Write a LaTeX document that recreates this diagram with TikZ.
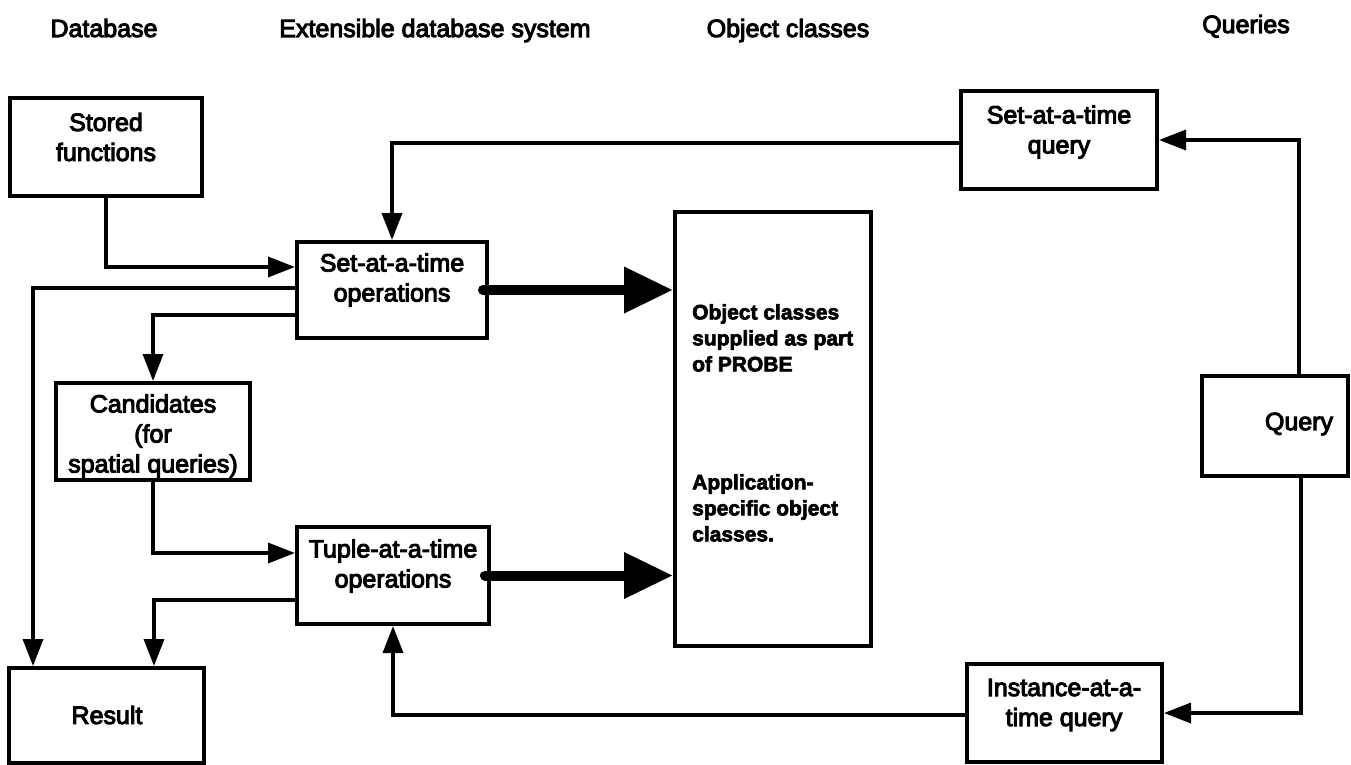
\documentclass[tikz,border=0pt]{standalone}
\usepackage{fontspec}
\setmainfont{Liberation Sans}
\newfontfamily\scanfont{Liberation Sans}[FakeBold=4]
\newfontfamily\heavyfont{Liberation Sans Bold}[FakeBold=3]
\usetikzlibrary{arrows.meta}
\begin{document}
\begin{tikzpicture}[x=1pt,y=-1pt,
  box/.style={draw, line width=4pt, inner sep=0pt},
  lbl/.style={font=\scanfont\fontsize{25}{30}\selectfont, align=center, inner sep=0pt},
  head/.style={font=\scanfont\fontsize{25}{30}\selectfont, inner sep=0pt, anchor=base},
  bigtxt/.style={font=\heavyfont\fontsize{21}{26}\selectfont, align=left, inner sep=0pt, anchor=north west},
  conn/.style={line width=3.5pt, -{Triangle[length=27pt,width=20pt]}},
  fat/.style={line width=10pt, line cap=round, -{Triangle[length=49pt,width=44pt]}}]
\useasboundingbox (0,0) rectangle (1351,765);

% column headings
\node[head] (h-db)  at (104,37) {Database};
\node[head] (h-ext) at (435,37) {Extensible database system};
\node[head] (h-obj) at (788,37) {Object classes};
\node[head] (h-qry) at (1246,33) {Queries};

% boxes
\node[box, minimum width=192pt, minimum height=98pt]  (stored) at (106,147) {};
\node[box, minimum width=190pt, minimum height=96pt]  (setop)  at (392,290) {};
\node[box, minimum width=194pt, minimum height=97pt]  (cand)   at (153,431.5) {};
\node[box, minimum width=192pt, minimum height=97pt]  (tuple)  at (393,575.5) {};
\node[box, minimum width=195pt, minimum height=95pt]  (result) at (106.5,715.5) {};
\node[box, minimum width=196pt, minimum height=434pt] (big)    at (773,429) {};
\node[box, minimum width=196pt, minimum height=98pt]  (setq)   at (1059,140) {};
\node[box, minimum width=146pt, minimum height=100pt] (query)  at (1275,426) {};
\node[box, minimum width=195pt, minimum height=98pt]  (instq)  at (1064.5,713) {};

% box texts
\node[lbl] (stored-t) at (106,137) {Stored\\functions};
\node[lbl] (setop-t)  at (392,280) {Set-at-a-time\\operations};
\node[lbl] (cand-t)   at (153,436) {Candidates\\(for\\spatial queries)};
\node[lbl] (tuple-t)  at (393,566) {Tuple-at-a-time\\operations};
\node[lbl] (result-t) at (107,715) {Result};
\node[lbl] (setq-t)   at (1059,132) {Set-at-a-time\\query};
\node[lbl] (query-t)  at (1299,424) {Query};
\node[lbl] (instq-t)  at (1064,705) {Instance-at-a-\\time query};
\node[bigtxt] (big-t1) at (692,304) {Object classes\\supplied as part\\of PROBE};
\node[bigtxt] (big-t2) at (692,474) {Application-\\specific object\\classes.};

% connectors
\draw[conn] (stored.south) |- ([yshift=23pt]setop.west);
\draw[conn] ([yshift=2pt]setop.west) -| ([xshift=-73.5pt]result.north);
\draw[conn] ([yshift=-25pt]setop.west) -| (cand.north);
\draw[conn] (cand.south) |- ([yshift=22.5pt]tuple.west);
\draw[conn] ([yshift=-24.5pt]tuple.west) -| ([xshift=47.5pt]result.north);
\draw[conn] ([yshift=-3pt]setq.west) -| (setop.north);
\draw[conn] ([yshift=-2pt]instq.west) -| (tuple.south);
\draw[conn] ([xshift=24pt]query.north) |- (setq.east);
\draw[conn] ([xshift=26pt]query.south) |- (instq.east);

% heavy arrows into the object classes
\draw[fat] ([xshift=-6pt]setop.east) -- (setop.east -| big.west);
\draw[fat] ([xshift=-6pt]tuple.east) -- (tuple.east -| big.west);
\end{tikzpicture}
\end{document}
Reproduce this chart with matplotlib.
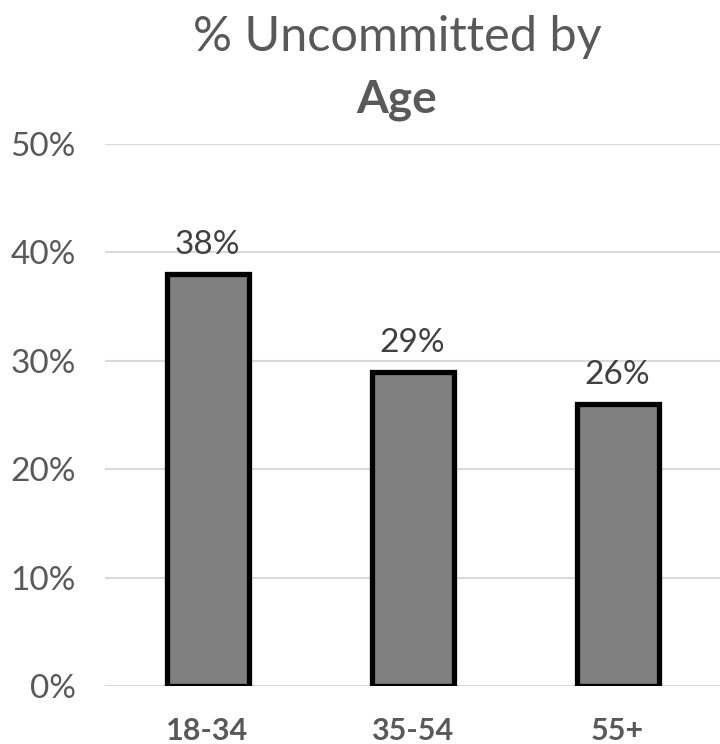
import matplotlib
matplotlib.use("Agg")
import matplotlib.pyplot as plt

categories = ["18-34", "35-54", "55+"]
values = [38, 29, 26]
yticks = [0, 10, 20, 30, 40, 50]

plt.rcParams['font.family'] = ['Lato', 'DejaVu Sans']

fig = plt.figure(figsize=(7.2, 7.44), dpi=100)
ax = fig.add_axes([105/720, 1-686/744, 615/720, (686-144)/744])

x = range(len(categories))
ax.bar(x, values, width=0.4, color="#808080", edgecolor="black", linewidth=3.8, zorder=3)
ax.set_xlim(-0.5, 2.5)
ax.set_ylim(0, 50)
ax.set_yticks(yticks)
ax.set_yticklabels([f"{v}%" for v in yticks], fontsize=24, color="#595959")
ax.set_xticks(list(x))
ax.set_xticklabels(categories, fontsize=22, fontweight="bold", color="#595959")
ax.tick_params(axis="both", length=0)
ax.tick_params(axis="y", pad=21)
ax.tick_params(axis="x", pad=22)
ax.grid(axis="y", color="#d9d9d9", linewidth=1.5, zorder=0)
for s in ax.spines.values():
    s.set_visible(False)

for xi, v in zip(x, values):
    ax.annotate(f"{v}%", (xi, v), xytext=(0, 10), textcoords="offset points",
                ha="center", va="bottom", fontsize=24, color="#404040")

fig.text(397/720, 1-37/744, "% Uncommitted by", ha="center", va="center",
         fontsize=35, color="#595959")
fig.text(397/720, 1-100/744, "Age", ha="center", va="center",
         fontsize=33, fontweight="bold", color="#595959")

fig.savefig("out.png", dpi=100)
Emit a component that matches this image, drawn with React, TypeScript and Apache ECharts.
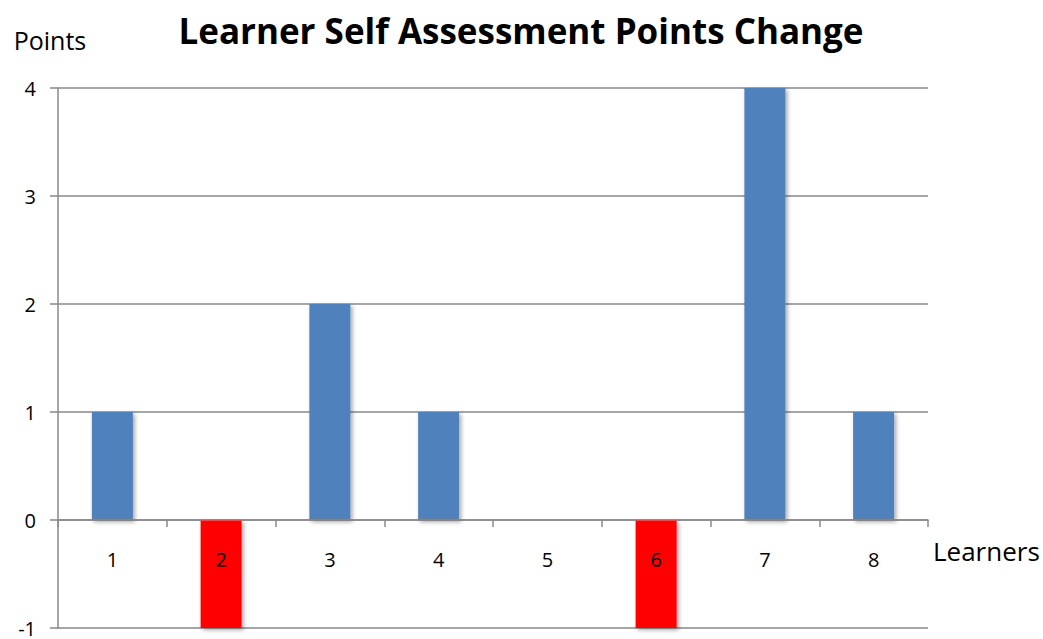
• • • •
Omit the pictures and restate the rest of the records verbatim.

Write a LaTeX document that recreates this diagram with TikZ.
\documentclass[tikz,border=0pt]{standalone}
\usepackage{fontspec}
\setmainfont{Liberation Sans}
\newfontfamily\scanfont{Liberation Sans}[FakeBold=4]
\newfontfamily\heavyfont{Liberation Sans Bold}[FakeBold=3]
\usetikzlibrary{arrows.meta}
\begin{document}
\begin{tikzpicture}[x=1pt,y=-1pt,
  box/.style={draw, line width=4pt, inner sep=0pt},
  lbl/.style={font=\scanfont\fontsize{25}{30}\selectfont, align=center, inner sep=0pt},
  head/.style={font=\scanfont\fontsize{25}{30}\selectfont, inner sep=0pt, anchor=base},
  bigtxt/.style={font=\heavyfont\fontsize{21}{26}\selectfont, align=left, inner sep=0pt, anchor=north west},
  conn/.style={line width=3.5pt, -{Triangle[length=27pt,width=20pt]}},
  fat/.style={line width=10pt, line cap=round, -{Triangle[length=49pt,width=44pt]}}]
\useasboundingbox (0,0) rectangle (1351,765);

% column headings
\node[head] (h-db)  at (104,37) {Database};
\node[head] (h-ext) at (435,37) {Extensible database system};
\node[head] (h-obj) at (788,37) {Object classes};
\node[head] (h-qry) at (1246,33) {Queries};

% boxes
\node[box, minimum width=192pt, minimum height=98pt]  (stored) at (106,147) {};
\node[box, minimum width=190pt, minimum height=96pt]  (setop)  at (392,290) {};
\node[box, minimum width=194pt, minimum height=97pt]  (cand)   at (153,431.5) {};
\node[box, minimum width=192pt, minimum height=97pt]  (tuple)  at (393,575.5) {};
\node[box, minimum width=195pt, minimum height=95pt]  (result) at (106.5,715.5) {};
\node[box, minimum width=196pt, minimum height=434pt] (big)    at (773,429) {};
\node[box, minimum width=196pt, minimum height=98pt]  (setq)   at (1059,140) {};
\node[box, minimum width=146pt, minimum height=100pt] (query)  at (1275,426) {};
\node[box, minimum width=195pt, minimum height=98pt]  (instq)  at (1064.5,713) {};

% box texts
\node[lbl] (stored-t) at (106,137) {Stored\\functions};
\node[lbl] (setop-t)  at (392,280) {Set-at-a-time\\operations};
\node[lbl] (cand-t)   at (153,436) {Candidates\\(for\\spatial queries)};
\node[lbl] (tuple-t)  at (393,566) {Tuple-at-a-time\\operations};
\node[lbl] (result-t) at (107,715) {Result};
\node[lbl] (setq-t)   at (1059,132) {Set-at-a-time\\query};
\node[lbl] (query-t)  at (1299,424) {Query};
\node[lbl] (instq-t)  at (1064,705) {Instance-at-a-\\time query};
\node[bigtxt] (big-t1) at (692,304) {Object classes\\supplied as part\\of PROBE};
\node[bigtxt] (big-t2) at (692,474) {Application-\\specific object\\classes.};

% connectors
\draw[conn] (stored.south) |- ([yshift=23pt]setop.west);
\draw[conn] ([yshift=2pt]setop.west) -| ([xshift=-73.5pt]result.north);
\draw[conn] ([yshift=-25pt]setop.west) -| (cand.north);
\draw[conn] (cand.south) |- ([yshift=22.5pt]tuple.west);
\draw[conn] ([yshift=-24.5pt]tuple.west) -| ([xshift=47.5pt]result.north);
\draw[conn] ([yshift=-3pt]setq.west) -| (setop.north);
\draw[conn] ([yshift=-2pt]instq.west) -| (tuple.south);
\draw[conn] ([xshift=24pt]query.north) |- (setq.east);
\draw[conn] ([xshift=26pt]query.south) |- (instq.east);

% heavy arrows into the object classes
\draw[fat] ([xshift=-6pt]setop.east) -- (setop.east -| big.west);
\draw[fat] ([xshift=-6pt]tuple.east) -- (tuple.east -| big.west);
\end{tikzpicture}
\end{document}
Reproduce this chart with matplotlib.
import matplotlib
matplotlib.use("Agg")
import matplotlib.pyplot as plt

categories = ["18-34", "35-54", "55+"]
values = [38, 29, 26]
yticks = [0, 10, 20, 30, 40, 50]

plt.rcParams['font.family'] = ['Lato', 'DejaVu Sans']

fig = plt.figure(figsize=(7.2, 7.44), dpi=100)
ax = fig.add_axes([105/720, 1-686/744, 615/720, (686-144)/744])

x = range(len(categories))
ax.bar(x, values, width=0.4, color="#808080", edgecolor="black", linewidth=3.8, zorder=3)
ax.set_xlim(-0.5, 2.5)
ax.set_ylim(0, 50)
ax.set_yticks(yticks)
ax.set_yticklabels([f"{v}%" for v in yticks], fontsize=24, color="#595959")
ax.set_xticks(list(x))
ax.set_xticklabels(categories, fontsize=22, fontweight="bold", color="#595959")
ax.tick_params(axis="both", length=0)
ax.tick_params(axis="y", pad=21)
ax.tick_params(axis="x", pad=22)
ax.grid(axis="y", color="#d9d9d9", linewidth=1.5, zorder=0)
for s in ax.spines.values():
    s.set_visible(False)

for xi, v in zip(x, values):
    ax.annotate(f"{v}%", (xi, v), xytext=(0, 10), textcoords="offset points",
                ha="center", va="bottom", fontsize=24, color="#404040")

fig.text(397/720, 1-37/744, "% Uncommitted by", ha="center", va="center",
         fontsize=35, color="#595959")
fig.text(397/720, 1-100/744, "Age", ha="center", va="center",
         fontsize=33, fontweight="bold", color="#595959")

fig.savefig("out.png", dpi=100)
Emit a component that matches this image, drawn with React, TypeScript and Apache ECharts.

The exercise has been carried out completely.